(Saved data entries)
◆ ◆ ◆ ◆

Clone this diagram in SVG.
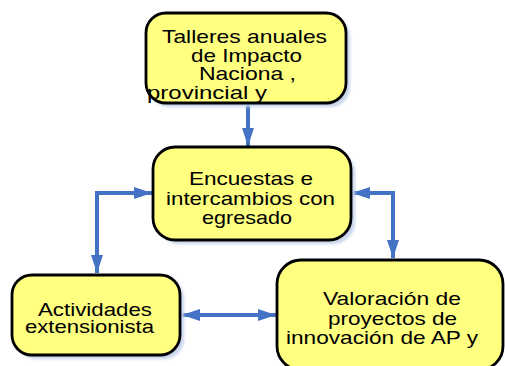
<svg xmlns="http://www.w3.org/2000/svg" width="505" height="366" viewBox="0 0 505 366">
<defs>
<filter id="sh" x="-10%" y="-10%" width="130%" height="130%">
<feGaussianBlur stdDeviation="1.5"/>
</filter>
<marker id="ah" viewBox="0 0 18 12" refX="18" refY="6" markerWidth="18" markerHeight="12" markerUnits="userSpaceOnUse" orient="auto-start-reverse">
<path d="M0,0 L18,6 L0,12 Z" fill="#4472C4"/>
</marker>
</defs>
<style>
.box{fill:#FFFF80;stroke:#000;stroke-width:2.8}
.shadow{fill:#C6D4EC;filter:url(#sh)}
.t{font-family:"Liberation Sans",Arial,sans-serif;font-size:19px;fill:#000}
.c{fill:none;stroke:#4472C4;stroke-width:4}
</style>
<g id="connectors">
<path class="c" d="M248,104 V146" marker-end="url(#ah)"/>
<path class="c" d="M97,273 V193 H152" marker-start="url(#ah)" marker-end="url(#ah)"/>
<path class="c" d="M352,193 H393 V258" marker-start="url(#ah)" marker-end="url(#ah)"/>
<path class="c" d="M182,315 H276" marker-start="url(#ah)" marker-end="url(#ah)"/>
</g>
<g id="n1">
<rect class="shadow" x="150" y="17" width="200" height="90" rx="20"/>
<rect class="box" x="146" y="13" width="200" height="90" rx="20"/>
<text class="t" x="162" y="43" textLength="165" lengthAdjust="spacingAndGlyphs">Talleres anuales</text>
<text class="t" x="191" y="61.5" textLength="111" lengthAdjust="spacingAndGlyphs">de Impacto</text>
<text class="t" x="199" y="80" textLength="97" lengthAdjust="spacingAndGlyphs">Naciona ,</text>
<text class="t" x="147" y="98.5" textLength="120" lengthAdjust="spacingAndGlyphs">provincial y</text>
</g>
<g id="n2">
<rect class="shadow" x="157" y="151" width="198" height="93" rx="22"/>
<rect class="box" x="153" y="147" width="198" height="93" rx="22"/>
<text class="t" x="189" y="185" textLength="124" lengthAdjust="spacingAndGlyphs">Encuestas e</text>
<text class="t" x="166" y="205" textLength="169" lengthAdjust="spacingAndGlyphs">intercambios con</text>
<text class="t" x="202" y="224" textLength="90" lengthAdjust="spacingAndGlyphs">egresado</text>
</g>
<g id="n3">
<rect class="shadow" x="16" y="279" width="168" height="80" rx="20"/>
<rect class="box" x="12" y="275" width="168" height="80" rx="20"/>
<text class="t" x="38" y="316" textLength="114" lengthAdjust="spacingAndGlyphs">Actividades</text>
<text class="t" x="25" y="333" textLength="129" lengthAdjust="spacingAndGlyphs">extensionista</text>
</g>
<g id="n4">
<rect class="box" x="277" y="260" width="226" height="110" rx="24"/>
<text class="t" x="323" y="305" textLength="138" lengthAdjust="spacingAndGlyphs">Valoración de</text>
<text class="t" x="328" y="325" textLength="129" lengthAdjust="spacingAndGlyphs">proyectos de</text>
<text class="t" x="286" y="344" textLength="192" lengthAdjust="spacingAndGlyphs">innovación de AP y</text>
</g>
</svg>
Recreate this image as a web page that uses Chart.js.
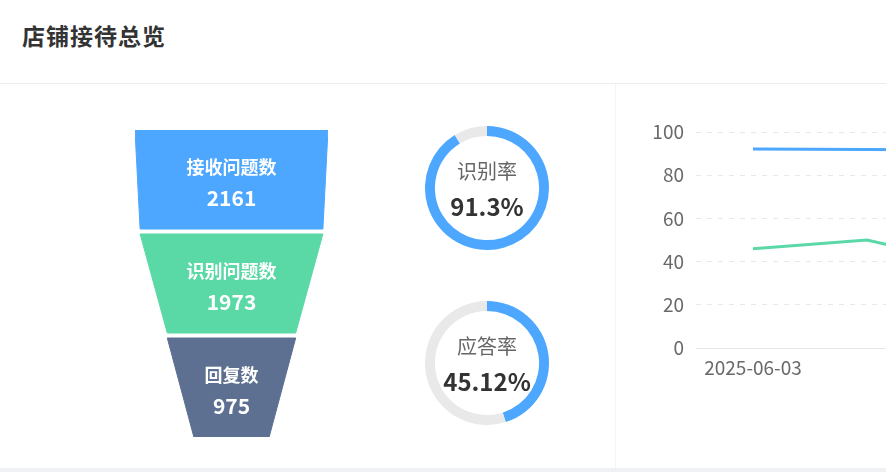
<!DOCTYPE html>
<html>
<head>
<meta charset="utf-8">
<script src="https://cdn.jsdelivr.net/npm/chart.js@4/dist/chart.umd.min.js"></script>
<style>
  html, body { margin: 0; padding: 0; }
  body {
    width: 886px; height: 472px; overflow: hidden; position: relative;
    background: #fff; font-family: "Noto Sans CJK SC", "Noto Sans", sans-serif;
  }
  .title { position: absolute; left: 22px; top: 18px; font-size: 23px; font-weight: bold; color: #333; letter-spacing: 1px; }
  .hr { position: absolute; left: 0; top: 83px; width: 886px; height: 1px; background: #ececec; }
  .vr { position: absolute; left: 615px; top: 84px; width: 1px; height: 384px; background: #f4f4f4; }
  .foot { position: absolute; left: 0; top: 468px; width: 886px; height: 4px; background: #f0f1f5; }
  canvas { position: absolute; }
</style>
</head>
<body>
<div class="title">店铺接待总览</div>
<div class="hr"></div>
<div class="vr"></div>
<div class="foot"></div>

<canvas id="funnel" width="193" height="307" style="left:135px;top:130px"></canvas>
<canvas id="rate0" width="124" height="124" style="left:425px;top:126px"></canvas>
<canvas id="rate1" width="124" height="124" style="left:425px;top:301px"></canvas>
<canvas id="trend" width="423" height="288" style="left:615px;top:100px"></canvas>

<script>
// 漏斗：接待数据
const funnelLabels = ['接收问题数', '识别问题数', '回复数'];
const funnelValues = [2161, 1973, 975];
const funnelColors = ['#4da7ff', '#5ad8a6', '#5d7092'];

// 环形图：比率
const rateLabels = ['识别率', '应答率'];
const rateValues = [91.3, 45.12];

// 趋势折线
const trendDates = ['2025-06-03', '2025-06-04', '2025-06-05'];
const recognizeTrend = [92.1, 91.9, 91.7];
const replyTrend = [46, 50, 38];
const yTickValues = [0, 20, 40, 60, 80, 100];

const BLUE = '#4da7ff';
const GREEN = '#5ad8a6';
const FONT = '"Noto Sans CJK SC", "Noto Sans", sans-serif';

Chart.defaults.font.family = FONT;
Chart.defaults.animation = false;

// ---- 漏斗 ----
// 宽度按数值线性映射，最小宽度 minSize，最后一层底边取 0
const minSize = 0.39;
const layerH = 99, layerGap = 5;
const maxVal = Math.max(...funnelValues);
const sizeOf = v => minSize + (1 - minSize) * v / maxVal;

const funnelSets = funnelValues.map((v, i) => {
  const top = i * (layerH + layerGap);
  const bot = top + layerH;
  const wTop = sizeOf(v) / 2;
  const wBot = sizeOf(i + 1 < funnelValues.length ? funnelValues[i + 1] : 0) / 2;
  return {
    label: funnelLabels[i],
    data: [
      { x: -wTop, y: top }, { x: wTop, y: top },
      { x: wBot, y: bot }, { x: -wBot, y: bot }, { x: -wTop, y: top }
    ],
    showLine: true,
    fill: 'shape',
    backgroundColor: funnelColors[i],
    borderColor: funnelColors[i],
    borderWidth: 1,
    pointRadius: 0,
    tension: 0
  };
});

const funnelText = {
  id: 'funnelText',
  afterDatasetsDraw(chart) {
    const { ctx, scales } = chart;
    ctx.save();
    ctx.fillStyle = '#fff';
    ctx.textAlign = 'center';
    ctx.textBaseline = 'middle';
    const cx = scales.x.getPixelForValue(0);
    funnelValues.forEach((v, i) => {
      const top = i * (layerH + layerGap);
      const cy = scales.y.getPixelForValue(top + layerH / 2);
      ctx.font = 'bold 18px ' + FONT;
      ctx.fillText(funnelLabels[i], cx, cy - 12);
      ctx.font = 'bold 21px ' + FONT;
      ctx.fillText(String(v), cx, cy + 19);
    });
    ctx.restore();
  }
};

new Chart(document.getElementById('funnel'), {
  type: 'scatter',
  data: { datasets: funnelSets },
  options: {
    responsive: false,
    layout: { padding: 0 },
    plugins: { legend: { display: false }, tooltip: { enabled: false } },
    scales: {
      x: { display: false, min: -0.5, max: 0.5 },
      y: { display: false, min: 0, max: 3 * layerH + 2 * layerGap, reverse: true }
    }
  },
  plugins: [funnelText]
});

// ---- 环形比率 ----
const centerText = {
  id: 'centerText',
  afterDraw(chart) {
    const { ctx, chartArea } = chart;
    const cx = (chartArea.left + chartArea.right) / 2;
    const cy = (chartArea.top + chartArea.bottom) / 2;
    const i = chart.options.plugins.centerText.index;
    ctx.save();
    ctx.textAlign = 'center';
    ctx.textBaseline = 'middle';
    ctx.fillStyle = '#666';
    ctx.font = '20px ' + FONT;
    ctx.fillText(rateLabels[i], cx, cy - 17);
    ctx.fillStyle = '#333';
    ctx.font = 'bold 24px ' + FONT;
    ctx.fillText(rateValues[i] + '%', cx, cy + 19);
    ctx.restore();
  }
};

rateValues.forEach((v, i) => {
  new Chart(document.getElementById('rate' + i), {
    type: 'doughnut',
    data: {
      labels: [rateLabels[i], ''],
      datasets: [{
        data: [v, 100 - v],
        backgroundColor: [BLUE, '#e9e9e9'],
        borderWidth: 0
      }]
    },
    options: {
      responsive: false,
      cutout: '84%',
      layout: { padding: 0 },
      plugins: { legend: { display: false }, tooltip: { enabled: false }, centerText: { index: i } }
    },
    plugins: [centerText]
  });
});

// ---- 趋势折线 ----
new Chart(document.getElementById('trend'), {
  type: 'line',
  data: {
    labels: trendDates,
    datasets: [
      { label: '识别率', data: recognizeTrend, borderColor: BLUE, backgroundColor: BLUE, borderWidth: 3, pointRadius: 0, tension: 0 },
      { label: '应答率', data: replyTrend, borderColor: GREEN, backgroundColor: GREEN, borderWidth: 3, pointRadius: 0, tension: 0 }
    ]
  },
  options: {
    responsive: false,
    layout: { padding: { top: 32, right: 0, left: 0, bottom: 0 } },
    plugins: { legend: { display: false }, tooltip: { enabled: false } },
    scales: {
      x: {
        offset: true,
        grid: { display: false },
        border: { display: true, color: '#e6e6e6', width: 1 },
        ticks: {
          color: '#6a6a6a', font: { size: 19 }, padding: 0, maxRotation: 0, autoSkip: false,
          callback(val, idx) { return idx % 2 === 0 ? this.getLabelForValue(val) : ''; }
        },
        afterFit(scale) { scale.height = 40; }
      },
      y: {
        min: yTickValues[0],
        max: yTickValues[yTickValues.length - 1],
        afterBuildTicks(scale) { scale.ticks = yTickValues.map(value => ({ value })); },
        grid: {
          drawTicks: false,
          color: ctx => ctx.tick && ctx.tick.value === 0 ? 'rgba(0,0,0,0)' : '#e8e8e8'
        },
        border: { display: false, dash: [5, 6] },
        ticks: { color: '#6a6a6a', font: { size: 19 }, padding: 12 },
        afterFit(scale) { scale.width = 81; }
      }
    }
  }
});
</script>
</body>
</html>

◆ ◆ ◆ ◆

Brief: Write out, exactly and with nothing added, everything from the line with "Recreate this image" down to the line with "const yTickValues = [0, 20, 40, 60, 80, 100];", both included. Drop any pictures.

The solution:
Recreate this image as a web page that uses Chart.js.
<!DOCTYPE html>
<html>
<head>
<meta charset="utf-8">
<script src="https://cdn.jsdelivr.net/npm/chart.js@4/dist/chart.umd.min.js"></script>
<style>
  html, body { margin: 0; padding: 0; }
  body {
    width: 886px; height: 472px; overflow: hidden; position: relative;
    background: #fff; font-family: "Noto Sans CJK SC", "Noto Sans", sans-serif;
  }
  .title { position: absolute; left: 22px; top: 18px; font-size: 23px; font-weight: bold; color: #333; letter-spacing: 1px; }
  .hr { position: absolute; left: 0; top: 83px; width: 886px; height: 1px; background: #ececec; }
  .vr { position: absolute; left: 615px; top: 84px; width: 1px; height: 384px; background: #f4f4f4; }
  .foot { position: absolute; left: 0; top: 468px; width: 886px; height: 4px; background: #f0f1f5; }
  canvas { position: absolute; }
</style>
</head>
<body>
<div class="title">店铺接待总览</div>
<div class="hr"></div>
<div class="vr"></div>
<div class="foot"></div>

<canvas id="funnel" width="193" height="307" style="left:135px;top:130px"></canvas>
<canvas id="rate0" width="124" height="124" style="left:425px;top:126px"></canvas>
<canvas id="rate1" width="124" height="124" style="left:425px;top:301px"></canvas>
<canvas id="trend" width="423" height="288" style="left:615px;top:100px"></canvas>

<script>
// 漏斗：接待数据
const funnelLabels = ['接收问题数', '识别问题数', '回复数'];
const funnelValues = [2161, 1973, 975];
const funnelColors = ['#4da7ff', '#5ad8a6', '#5d7092'];

// 环形图：比率
const rateLabels = ['识别率', '应答率'];
const rateValues = [91.3, 45.12];

// 趋势折线
const trendDates = ['2025-06-03', '2025-06-04', '2025-06-05'];
const recognizeTrend = [92.1, 91.9, 91.7];
const replyTrend = [46, 50, 38];
const yTickValues = [0, 20, 40, 60, 80, 100];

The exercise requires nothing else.